9:10 a.m.: Miep goes to the Annex and obtains the daily shopping list.2
10:00 a.m.: A call comes in to the IV B4 “Jew-hunting unit” located at the SD office, Euterpestraat 99, Amsterdam. The report is that there are Jews hiding in the Annex of a building at Prinsengracht 263. SS Lieutenant Julius Dettmann takes the call and then orders SD officer Karl Silberbauer to go to that address.
Silberbauer’s statements varied as to the number of Jews he was told would be found. In his initial statement3 to the Dutch authorities and to the Dutch journalist Jules Huf,4 he merely said, “Jews,” not citing a specific number.
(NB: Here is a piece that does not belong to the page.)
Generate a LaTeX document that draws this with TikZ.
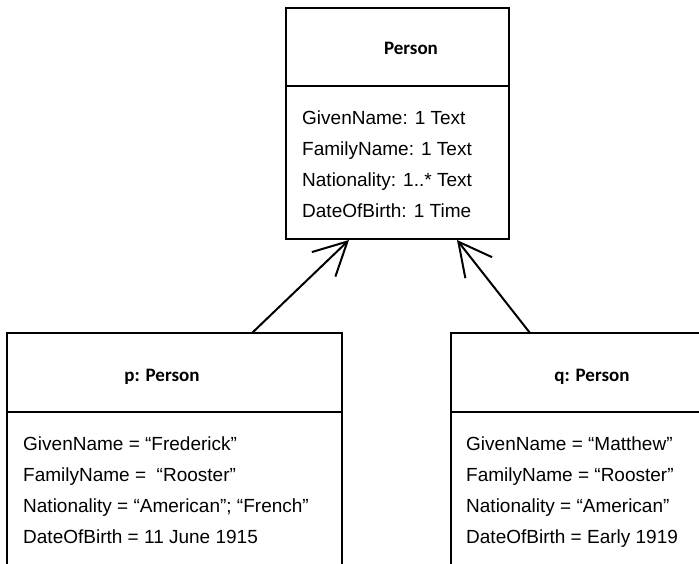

In his second statement, to Austrian authorities, he said, “six to eight Jews” and then, in his final interview, “eight Jews.”5
Dettmann contacts the desk officer, Sergeant Abraham Kaper, assigned to IV B4, to send Dutch detectives from the Amsterdam SD to the address.
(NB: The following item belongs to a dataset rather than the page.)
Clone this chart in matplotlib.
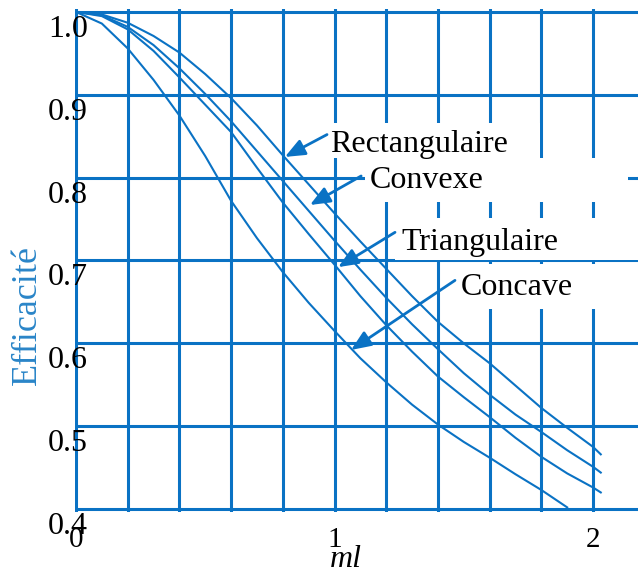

10:30 a.m.: Otto is in Peter’s room, giving him English lessons.6
10:30–10:55 a.m.: The Dutch SD raid team pulls up in front of Prinsengracht 263 in a German Army car with Silberbauer. In another version Silberbauer arrives separately by bicycle. The warehouse doors are wide open, and the raid team enters. Willem van Maaren and Lammert Hartog, who are standing inside, see the car pull up. A Dutch plainclothes detective enters and speaks to Van Maaren.7 One Dutch SD man stays in the warehouse, while the remainder go up the steps to the office area.8
10:30–11:00 a.m.: Miep and Bep are at their desks in the office. Kugler is in his office, and Kleiman may not have been at his desk but is in the office area with Miep and Bep. According to Miep, she looks up and a fat man (probably one of the detectives) sticks his head around the door frame and in Dutch shouts at Kleiman, Bep, and her, “Quiet. Stay in your seats.”9 In a 1974 statement she says a tall, slender man also threatened them with a firearm.10 He then walks toward the back office, where Kugler is working.11 Kleiman says that the first thing he saw was the fat man’s head.12
Kugler hears footsteps and sees shadows pass behind the glass in his office door. He opens the door to see SD officer Karl Silberbauer.13 They go into Kugler’s office, where he is questioned. Kugler claims that there is one German SD (Silberbauer) and three plainclothes Dutch detectives in the raid team.14
Bep and Kleiman maintain that they heard the fat man and one other in Kugler’s office. The fat man asks him in German, “Where are the Jews?”15 The fat man then comes into their office and plants himself there. Bep will later confirm that there were (at a minimum) three Dutch detectives at the arrest.